## TASK REQUIREMENTS
Your task is to quote the records from their first line through the line containing "const yTicks = [0,10,20,30,40,50,60,70,80,90,100];", with nothing added or left out.

## EXERCISE DATA

** begin **

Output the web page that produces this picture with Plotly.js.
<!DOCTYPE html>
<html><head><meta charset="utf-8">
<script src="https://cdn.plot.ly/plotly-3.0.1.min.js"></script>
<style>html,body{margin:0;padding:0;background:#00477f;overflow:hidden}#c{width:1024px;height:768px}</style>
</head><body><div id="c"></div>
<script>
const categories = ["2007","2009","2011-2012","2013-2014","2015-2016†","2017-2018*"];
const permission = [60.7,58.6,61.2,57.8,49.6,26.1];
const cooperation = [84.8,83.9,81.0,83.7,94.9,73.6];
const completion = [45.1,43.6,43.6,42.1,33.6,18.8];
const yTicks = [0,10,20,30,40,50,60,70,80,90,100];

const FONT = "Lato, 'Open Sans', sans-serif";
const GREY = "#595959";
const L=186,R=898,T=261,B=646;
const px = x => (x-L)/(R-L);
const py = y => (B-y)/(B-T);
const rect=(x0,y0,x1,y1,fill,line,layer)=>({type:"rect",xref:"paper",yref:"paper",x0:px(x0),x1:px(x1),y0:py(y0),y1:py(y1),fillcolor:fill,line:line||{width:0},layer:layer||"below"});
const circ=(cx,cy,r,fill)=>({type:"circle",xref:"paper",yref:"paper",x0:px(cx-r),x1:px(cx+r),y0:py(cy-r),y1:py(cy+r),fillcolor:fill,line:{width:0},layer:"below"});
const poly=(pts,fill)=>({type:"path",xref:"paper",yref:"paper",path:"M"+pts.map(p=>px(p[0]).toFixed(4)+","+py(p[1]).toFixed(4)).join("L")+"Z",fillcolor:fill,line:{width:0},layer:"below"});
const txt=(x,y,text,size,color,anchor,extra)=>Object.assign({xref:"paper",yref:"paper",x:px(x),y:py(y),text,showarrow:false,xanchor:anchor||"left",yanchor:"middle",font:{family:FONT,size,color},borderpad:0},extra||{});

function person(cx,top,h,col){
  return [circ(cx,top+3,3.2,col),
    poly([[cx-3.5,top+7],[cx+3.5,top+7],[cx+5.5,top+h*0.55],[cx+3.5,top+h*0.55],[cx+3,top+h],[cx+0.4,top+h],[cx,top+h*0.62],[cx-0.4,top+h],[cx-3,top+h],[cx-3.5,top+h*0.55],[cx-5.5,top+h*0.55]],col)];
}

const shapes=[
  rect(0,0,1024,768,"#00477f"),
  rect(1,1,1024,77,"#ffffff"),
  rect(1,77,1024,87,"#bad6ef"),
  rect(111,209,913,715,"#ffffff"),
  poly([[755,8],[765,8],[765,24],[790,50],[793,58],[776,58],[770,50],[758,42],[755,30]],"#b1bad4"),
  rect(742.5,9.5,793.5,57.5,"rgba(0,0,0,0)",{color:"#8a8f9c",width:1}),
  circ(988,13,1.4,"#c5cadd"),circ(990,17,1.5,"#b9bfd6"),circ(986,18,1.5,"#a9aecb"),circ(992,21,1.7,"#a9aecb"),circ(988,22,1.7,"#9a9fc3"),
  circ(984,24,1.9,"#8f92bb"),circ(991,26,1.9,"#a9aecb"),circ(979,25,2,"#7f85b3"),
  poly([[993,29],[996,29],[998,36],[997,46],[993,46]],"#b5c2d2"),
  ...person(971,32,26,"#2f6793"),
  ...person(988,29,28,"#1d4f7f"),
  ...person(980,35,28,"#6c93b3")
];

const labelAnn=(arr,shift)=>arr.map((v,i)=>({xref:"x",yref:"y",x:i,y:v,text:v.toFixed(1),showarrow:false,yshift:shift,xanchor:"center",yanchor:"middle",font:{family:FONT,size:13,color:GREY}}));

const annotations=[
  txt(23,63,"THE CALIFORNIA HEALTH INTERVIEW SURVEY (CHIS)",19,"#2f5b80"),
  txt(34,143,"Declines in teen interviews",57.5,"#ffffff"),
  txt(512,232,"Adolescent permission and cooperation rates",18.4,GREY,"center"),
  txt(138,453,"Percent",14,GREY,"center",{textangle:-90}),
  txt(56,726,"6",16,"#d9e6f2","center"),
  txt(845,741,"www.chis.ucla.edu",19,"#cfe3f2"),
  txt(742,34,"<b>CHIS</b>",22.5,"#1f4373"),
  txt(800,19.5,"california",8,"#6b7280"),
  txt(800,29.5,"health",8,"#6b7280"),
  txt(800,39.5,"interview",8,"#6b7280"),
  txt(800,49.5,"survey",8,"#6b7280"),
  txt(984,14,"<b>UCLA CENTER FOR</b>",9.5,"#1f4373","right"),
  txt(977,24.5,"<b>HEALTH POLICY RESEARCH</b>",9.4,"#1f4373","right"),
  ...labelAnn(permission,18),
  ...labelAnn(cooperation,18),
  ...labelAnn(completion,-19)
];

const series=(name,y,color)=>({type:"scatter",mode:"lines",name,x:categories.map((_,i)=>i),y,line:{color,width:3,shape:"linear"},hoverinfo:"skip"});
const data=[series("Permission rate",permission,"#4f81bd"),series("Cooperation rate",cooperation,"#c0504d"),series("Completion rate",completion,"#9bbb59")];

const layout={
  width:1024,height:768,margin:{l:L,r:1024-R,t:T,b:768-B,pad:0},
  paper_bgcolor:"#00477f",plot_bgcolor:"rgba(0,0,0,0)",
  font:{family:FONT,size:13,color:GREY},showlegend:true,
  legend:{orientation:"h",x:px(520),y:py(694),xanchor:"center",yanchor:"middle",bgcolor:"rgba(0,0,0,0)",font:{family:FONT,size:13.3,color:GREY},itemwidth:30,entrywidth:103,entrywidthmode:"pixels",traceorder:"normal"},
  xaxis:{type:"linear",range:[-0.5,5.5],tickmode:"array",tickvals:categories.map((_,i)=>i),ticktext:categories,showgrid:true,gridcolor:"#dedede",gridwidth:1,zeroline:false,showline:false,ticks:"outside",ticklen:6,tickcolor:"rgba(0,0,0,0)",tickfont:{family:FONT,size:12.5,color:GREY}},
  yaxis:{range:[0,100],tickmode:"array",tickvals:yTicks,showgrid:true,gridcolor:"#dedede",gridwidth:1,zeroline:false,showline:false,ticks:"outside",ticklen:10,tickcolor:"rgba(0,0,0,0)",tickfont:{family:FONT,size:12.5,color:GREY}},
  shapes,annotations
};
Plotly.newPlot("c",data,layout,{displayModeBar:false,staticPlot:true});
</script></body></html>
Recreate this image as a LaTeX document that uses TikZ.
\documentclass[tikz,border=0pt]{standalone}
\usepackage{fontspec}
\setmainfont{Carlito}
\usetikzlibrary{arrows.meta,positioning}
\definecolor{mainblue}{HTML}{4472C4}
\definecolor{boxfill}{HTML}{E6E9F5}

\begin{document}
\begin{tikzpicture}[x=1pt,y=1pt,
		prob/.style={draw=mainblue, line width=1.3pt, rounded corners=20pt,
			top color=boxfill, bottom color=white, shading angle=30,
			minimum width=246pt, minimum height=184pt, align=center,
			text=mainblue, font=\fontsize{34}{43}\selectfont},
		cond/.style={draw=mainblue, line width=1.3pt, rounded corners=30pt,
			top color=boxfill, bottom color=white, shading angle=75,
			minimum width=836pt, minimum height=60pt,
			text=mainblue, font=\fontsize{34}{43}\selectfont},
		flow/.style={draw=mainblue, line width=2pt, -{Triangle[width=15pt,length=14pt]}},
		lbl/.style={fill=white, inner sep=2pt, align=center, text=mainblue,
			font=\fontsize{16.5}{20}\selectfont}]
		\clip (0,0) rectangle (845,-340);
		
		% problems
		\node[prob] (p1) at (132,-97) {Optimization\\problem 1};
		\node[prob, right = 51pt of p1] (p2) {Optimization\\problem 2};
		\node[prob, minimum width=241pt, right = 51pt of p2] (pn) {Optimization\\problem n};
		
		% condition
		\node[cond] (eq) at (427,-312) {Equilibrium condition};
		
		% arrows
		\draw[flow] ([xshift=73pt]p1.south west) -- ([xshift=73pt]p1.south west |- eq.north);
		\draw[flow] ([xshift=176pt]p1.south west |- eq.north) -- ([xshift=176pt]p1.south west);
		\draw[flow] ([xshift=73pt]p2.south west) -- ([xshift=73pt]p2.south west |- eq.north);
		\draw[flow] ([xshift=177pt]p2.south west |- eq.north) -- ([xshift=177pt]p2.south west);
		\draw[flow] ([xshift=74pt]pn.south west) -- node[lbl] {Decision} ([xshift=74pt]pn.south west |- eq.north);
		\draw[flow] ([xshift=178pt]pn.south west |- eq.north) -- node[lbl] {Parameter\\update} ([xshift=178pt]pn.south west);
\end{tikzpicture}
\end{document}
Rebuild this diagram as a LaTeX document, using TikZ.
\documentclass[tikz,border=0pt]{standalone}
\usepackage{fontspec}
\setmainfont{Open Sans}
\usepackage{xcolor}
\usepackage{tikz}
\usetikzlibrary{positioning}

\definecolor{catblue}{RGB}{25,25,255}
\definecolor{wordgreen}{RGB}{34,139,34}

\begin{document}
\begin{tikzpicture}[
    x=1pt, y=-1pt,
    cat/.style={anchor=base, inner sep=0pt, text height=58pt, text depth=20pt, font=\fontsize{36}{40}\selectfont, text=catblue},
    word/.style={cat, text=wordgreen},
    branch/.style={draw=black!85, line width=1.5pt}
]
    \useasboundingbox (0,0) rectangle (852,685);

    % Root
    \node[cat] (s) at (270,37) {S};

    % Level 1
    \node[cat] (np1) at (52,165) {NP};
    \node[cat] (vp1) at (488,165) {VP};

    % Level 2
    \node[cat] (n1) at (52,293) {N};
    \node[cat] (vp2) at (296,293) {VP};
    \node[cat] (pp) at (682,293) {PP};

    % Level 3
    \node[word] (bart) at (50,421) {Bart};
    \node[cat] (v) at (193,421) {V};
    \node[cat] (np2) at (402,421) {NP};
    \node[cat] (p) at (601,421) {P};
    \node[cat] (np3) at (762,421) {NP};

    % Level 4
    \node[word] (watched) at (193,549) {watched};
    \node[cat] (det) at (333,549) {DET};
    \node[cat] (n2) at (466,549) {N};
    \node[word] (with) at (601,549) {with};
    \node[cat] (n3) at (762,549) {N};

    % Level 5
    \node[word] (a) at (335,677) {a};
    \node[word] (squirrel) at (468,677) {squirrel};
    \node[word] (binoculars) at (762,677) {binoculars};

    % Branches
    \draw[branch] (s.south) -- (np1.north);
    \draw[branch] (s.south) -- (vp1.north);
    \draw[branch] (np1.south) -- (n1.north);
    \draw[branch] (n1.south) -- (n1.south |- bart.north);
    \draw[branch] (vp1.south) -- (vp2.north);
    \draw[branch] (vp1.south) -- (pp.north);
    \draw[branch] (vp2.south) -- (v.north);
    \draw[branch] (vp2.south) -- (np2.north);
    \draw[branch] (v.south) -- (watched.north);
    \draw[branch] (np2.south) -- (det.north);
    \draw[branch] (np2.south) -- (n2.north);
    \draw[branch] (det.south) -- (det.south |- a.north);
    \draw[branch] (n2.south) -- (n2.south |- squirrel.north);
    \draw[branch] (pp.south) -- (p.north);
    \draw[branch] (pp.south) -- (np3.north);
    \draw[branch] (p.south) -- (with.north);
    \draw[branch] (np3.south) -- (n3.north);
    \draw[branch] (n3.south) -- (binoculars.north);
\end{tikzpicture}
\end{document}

** end **

## TASK RESULT
Output the web page that produces this picture with Plotly.js.
<!DOCTYPE html>
<html><head><meta charset="utf-8">
<script src="https://cdn.plot.ly/plotly-3.0.1.min.js"></script>
<style>html,body{margin:0;padding:0;background:#00477f;overflow:hidden}#c{width:1024px;height:768px}</style>
</head><body><div id="c"></div>
<script>
const categories = ["2007","2009","2011-2012","2013-2014","2015-2016†","2017-2018*"];
const permission = [60.7,58.6,61.2,57.8,49.6,26.1];
const cooperation = [84.8,83.9,81.0,83.7,94.9,73.6];
const completion = [45.1,43.6,43.6,42.1,33.6,18.8];
const yTicks = [0,10,20,30,40,50,60,70,80,90,100];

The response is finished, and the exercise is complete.